What the task requires
Only the lines from the start of the material through the line containing "y_ticks = [0, 50, 100, 150, 200, 250, 300, 350, 400]" are to be extracted, exactly as they appear.

BEGIN Information supplied

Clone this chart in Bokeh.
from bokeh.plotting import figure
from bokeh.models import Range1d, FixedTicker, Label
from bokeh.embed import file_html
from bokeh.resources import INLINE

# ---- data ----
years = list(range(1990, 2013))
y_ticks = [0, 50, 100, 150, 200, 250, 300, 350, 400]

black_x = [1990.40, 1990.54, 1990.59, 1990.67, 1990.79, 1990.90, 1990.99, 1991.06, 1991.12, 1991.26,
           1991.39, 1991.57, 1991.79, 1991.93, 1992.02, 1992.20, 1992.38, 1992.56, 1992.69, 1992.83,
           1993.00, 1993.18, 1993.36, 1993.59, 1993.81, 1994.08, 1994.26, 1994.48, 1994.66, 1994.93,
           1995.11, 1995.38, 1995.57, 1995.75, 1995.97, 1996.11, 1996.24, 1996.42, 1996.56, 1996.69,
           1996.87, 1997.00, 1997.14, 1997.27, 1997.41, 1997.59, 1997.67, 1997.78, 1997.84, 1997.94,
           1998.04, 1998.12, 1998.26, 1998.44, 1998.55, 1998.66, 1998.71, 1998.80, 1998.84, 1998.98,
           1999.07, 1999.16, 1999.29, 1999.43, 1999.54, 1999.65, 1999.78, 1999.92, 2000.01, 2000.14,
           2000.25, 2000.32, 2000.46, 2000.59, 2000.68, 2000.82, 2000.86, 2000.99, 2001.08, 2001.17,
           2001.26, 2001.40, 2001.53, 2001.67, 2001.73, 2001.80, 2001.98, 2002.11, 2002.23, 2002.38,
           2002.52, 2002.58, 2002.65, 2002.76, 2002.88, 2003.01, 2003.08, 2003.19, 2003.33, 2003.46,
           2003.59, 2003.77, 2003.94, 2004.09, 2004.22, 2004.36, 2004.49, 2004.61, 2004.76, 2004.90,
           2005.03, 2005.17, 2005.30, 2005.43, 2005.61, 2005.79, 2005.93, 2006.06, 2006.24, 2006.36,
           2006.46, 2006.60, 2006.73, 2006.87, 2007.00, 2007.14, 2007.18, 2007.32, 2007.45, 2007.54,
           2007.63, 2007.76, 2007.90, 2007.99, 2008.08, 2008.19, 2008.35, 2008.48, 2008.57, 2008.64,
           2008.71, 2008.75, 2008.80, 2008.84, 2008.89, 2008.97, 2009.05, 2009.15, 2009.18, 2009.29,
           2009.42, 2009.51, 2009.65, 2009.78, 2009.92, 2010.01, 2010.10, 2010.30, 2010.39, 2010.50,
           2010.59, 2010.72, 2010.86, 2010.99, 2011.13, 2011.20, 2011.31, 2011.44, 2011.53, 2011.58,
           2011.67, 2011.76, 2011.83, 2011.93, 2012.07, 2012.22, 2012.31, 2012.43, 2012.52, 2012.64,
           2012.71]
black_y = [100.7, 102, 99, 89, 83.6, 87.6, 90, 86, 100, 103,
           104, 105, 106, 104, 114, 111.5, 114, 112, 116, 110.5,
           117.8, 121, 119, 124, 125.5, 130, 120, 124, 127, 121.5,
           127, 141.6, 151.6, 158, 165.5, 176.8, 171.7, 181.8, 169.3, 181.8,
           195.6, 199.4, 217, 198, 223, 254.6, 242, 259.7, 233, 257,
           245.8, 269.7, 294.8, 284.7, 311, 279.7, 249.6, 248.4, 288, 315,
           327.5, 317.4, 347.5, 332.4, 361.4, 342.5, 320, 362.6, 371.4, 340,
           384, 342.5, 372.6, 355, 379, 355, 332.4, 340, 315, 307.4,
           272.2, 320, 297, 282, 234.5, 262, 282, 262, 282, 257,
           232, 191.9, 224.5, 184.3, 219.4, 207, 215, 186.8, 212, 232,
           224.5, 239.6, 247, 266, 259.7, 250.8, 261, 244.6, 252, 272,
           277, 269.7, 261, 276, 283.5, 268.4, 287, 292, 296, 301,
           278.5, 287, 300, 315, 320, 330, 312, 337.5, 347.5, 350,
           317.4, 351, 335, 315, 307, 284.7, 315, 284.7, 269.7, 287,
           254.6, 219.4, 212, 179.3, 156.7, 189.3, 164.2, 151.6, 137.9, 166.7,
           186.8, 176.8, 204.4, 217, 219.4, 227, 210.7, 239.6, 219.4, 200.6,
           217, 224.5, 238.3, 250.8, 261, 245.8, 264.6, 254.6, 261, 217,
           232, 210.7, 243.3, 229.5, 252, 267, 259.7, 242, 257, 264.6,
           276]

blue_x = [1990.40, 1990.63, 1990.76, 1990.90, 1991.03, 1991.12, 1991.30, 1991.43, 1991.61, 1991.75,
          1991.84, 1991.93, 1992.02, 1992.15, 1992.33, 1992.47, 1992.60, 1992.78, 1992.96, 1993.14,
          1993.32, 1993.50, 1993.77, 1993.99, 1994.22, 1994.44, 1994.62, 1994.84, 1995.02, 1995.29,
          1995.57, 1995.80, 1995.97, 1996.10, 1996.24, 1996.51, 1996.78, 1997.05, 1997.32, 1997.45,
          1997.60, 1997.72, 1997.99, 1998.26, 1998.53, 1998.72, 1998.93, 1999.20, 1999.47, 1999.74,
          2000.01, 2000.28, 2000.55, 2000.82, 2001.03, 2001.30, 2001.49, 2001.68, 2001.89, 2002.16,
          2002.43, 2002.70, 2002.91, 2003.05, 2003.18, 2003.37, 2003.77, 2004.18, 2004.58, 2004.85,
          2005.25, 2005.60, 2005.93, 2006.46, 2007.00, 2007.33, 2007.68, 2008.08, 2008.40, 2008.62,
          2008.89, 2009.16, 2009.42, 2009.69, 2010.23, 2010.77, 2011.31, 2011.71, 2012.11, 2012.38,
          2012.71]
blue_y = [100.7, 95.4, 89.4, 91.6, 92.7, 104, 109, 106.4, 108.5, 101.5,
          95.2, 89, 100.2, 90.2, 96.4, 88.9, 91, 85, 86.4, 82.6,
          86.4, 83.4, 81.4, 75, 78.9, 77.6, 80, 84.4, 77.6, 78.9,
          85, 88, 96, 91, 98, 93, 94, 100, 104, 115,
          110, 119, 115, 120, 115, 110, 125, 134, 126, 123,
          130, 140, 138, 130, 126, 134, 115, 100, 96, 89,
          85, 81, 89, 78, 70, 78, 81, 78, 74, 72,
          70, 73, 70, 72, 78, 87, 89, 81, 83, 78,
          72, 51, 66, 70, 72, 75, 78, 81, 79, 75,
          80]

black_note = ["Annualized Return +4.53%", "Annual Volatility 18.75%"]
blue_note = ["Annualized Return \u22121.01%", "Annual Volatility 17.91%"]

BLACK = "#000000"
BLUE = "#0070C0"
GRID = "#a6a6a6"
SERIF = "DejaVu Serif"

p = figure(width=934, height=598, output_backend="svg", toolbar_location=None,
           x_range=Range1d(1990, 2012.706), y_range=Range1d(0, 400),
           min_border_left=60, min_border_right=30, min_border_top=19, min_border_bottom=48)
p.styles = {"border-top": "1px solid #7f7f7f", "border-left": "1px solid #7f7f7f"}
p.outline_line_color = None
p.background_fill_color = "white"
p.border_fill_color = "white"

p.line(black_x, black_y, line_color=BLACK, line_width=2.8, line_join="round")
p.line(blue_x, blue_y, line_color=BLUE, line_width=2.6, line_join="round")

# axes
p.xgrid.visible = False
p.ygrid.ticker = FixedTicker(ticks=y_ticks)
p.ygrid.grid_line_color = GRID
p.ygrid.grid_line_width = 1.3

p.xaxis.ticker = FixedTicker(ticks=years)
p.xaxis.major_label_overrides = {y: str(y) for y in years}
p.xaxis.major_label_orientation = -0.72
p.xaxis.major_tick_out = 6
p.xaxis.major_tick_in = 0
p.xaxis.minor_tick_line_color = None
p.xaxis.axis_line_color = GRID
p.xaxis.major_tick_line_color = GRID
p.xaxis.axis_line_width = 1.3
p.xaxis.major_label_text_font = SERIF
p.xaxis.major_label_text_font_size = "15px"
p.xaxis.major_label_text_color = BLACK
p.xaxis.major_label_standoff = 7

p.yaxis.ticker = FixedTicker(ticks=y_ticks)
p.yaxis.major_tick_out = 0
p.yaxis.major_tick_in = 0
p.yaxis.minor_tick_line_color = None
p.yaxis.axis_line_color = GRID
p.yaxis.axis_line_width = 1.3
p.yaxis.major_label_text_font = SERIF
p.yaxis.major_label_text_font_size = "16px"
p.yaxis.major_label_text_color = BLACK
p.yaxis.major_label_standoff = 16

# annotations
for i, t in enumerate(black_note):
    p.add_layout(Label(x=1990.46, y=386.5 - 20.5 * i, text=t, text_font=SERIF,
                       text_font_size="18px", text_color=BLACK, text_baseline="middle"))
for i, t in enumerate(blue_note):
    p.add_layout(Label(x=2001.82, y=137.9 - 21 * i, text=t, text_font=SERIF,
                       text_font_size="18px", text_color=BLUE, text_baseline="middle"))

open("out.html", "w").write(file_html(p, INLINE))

END Information supplied

Exercise output
Clone this chart in Bokeh.
from bokeh.plotting import figure
from bokeh.models import Range1d, FixedTicker, Label
from bokeh.embed import file_html
from bokeh.resources import INLINE

# ---- data ----
years = list(range(1990, 2013))
y_ticks = [0, 50, 100, 150, 200, 250, 300, 350, 400]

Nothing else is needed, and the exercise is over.